◆ Requirements
The listing below begins with the first line you should copy; stop after the line containing "1000, interval: 500", and drop every picture.

◆ Given data
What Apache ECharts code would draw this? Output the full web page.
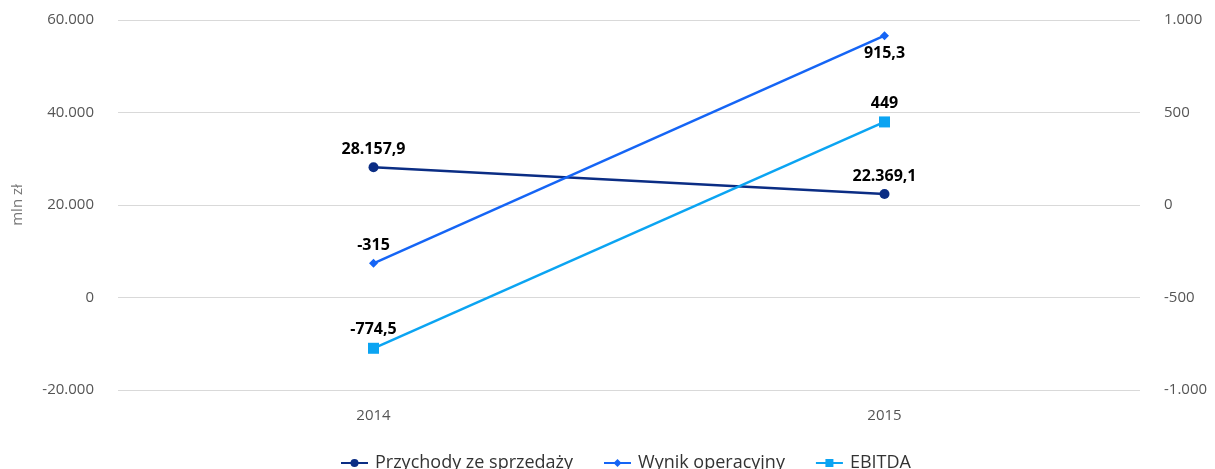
<!DOCTYPE html>
<html><head><meta charset="utf-8">
<script src="https://cdn.jsdelivr.net/npm/echarts@6/dist/echarts.min.js"></script>
<style>html,body{margin:0;padding:0;background:#fff}#c{width:1215px;height:469px}</style>
</head><body><div id="c"></div>
<script>
const categories = ['2014', '2015'];
const przychody = [28157.9, 22369.1];
const wynik = [-315, 915.3];
const ebitda = [-774.5, 449];
const leftTicks = { min: -20000, max: 60000, interval: 20000 };
const rightTicks = { min: -1000, max: 1000, interval: 500 };

function fmt(v) {
  const neg = v < 0; v = Math.abs(v);
  let s = (Math.round(v * 10) / 10).toString();
  let [i, d] = s.split('.');
  i = i.replace(/\B(?=(\d{3})+(?!\d))/g, '.');
  return (neg ? '-' : '') + i + (d ? ',' + d : '');
}
const font = '"Open Sans", "Noto Sans", sans-serif';
const lbl = { show: true, fontFamily: font, fontWeight: 'bold', fontSize: 16, color: '#000', distance: 5, formatter: p => fmt(p.value) };

const chart = echarts.init(document.getElementById('c'));
chart.setOption({
  animation: false,
  textStyle: { fontFamily: font },
  grid: { left: 118, right: 75, top: 20, bottom: 79 },
  legend: {
    bottom: -8, left: 335, itemGap: 30, itemWidth: 27, itemHeight: 10,
    textStyle: { fontSize: 18, color: '#333', fontFamily: font, padding: [0, 0, 0, 2] },
    data: ['Przychody ze sprzedaży', 'Wynik operacyjny', 'EBITDA']
  },
  xAxis: {
    type: 'category', data: categories, boundaryGap: true,
    axisLine: { show: false }, axisTick: { show: false },
    axisLabel: { color: '#555', fontSize: 15, margin: 18 }
  },
  yAxis: [
    {
      type: 'value', ...leftTicks, name: 'mln zł', nameLocation: 'middle', nameGap: 93,
      nameTextStyle: { color: '#777', fontSize: 15 },
      axisLine: { show: false }, axisTick: { show: false },
      axisLabel: { color: '#555', fontSize: 15, margin: 24, formatter: v => fmt(v) },
      splitLine: { lineStyle: { color: '#d9d9d9', width: 1 } }
    },
    {
      type: 'value', ...rightTicks, position: 'right',
      axisLine: { show: false }, axisTick: { show: false },
      axisLabel: { color: '#555', fontSize: 15, margin: 24, formatter: v => fmt(v) },
      splitLine: { show: false }
    }
  ],
  series: [
    {
      name: 'Przychody ze sprzedaży', type: 'line', yAxisIndex: 0, data: przychody,
      symbol: 'circle', symbolSize: 10, color: '#0b2d84', lineStyle: { width: 2.5 },
      label: { ...lbl, position: 'top' }
    },
    {
      name: 'Wynik operacyjny', type: 'line', yAxisIndex: 1,
      data: [
        { value: wynik[0], label: { position: 'top' } },
        { value: wynik[1], label: { position: 'bottom' } }
      ],
      symbol: 'diamond', symbolSize: 9, color: '#1565f5', lineStyle: { width: 2.5 },
      label: { ...lbl }
    },
    {
      name: 'EBITDA', type: 'line', yAxisIndex: 1, data: ebitda,
      symbol: 'rect', symbolSize: 11, color: '#0ba4f2', lineStyle: { width: 2.5 },
      label: { ...lbl, position: 'top' }
    }
  ]
});
</script></body></html>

◆ Result of the task
What Apache ECharts code would draw this? Output the full web page.
<!DOCTYPE html>
<html><head><meta charset="utf-8">
<script src="https://cdn.jsdelivr.net/npm/echarts@6/dist/echarts.min.js"></script>
<style>html,body{margin:0;padding:0;background:#fff}#c{width:1215px;height:469px}</style>
</head><body><div id="c"></div>
<script>
const categories = ['2014', '2015'];
const przychody = [28157.9, 22369.1];
const wynik = [-315, 915.3];
const ebitda = [-774.5, 449];
const leftTicks = { min: -20000, max: 60000, interval: 20000 };
const rightTicks = { min: -1000, max: 1000, interval: 500 };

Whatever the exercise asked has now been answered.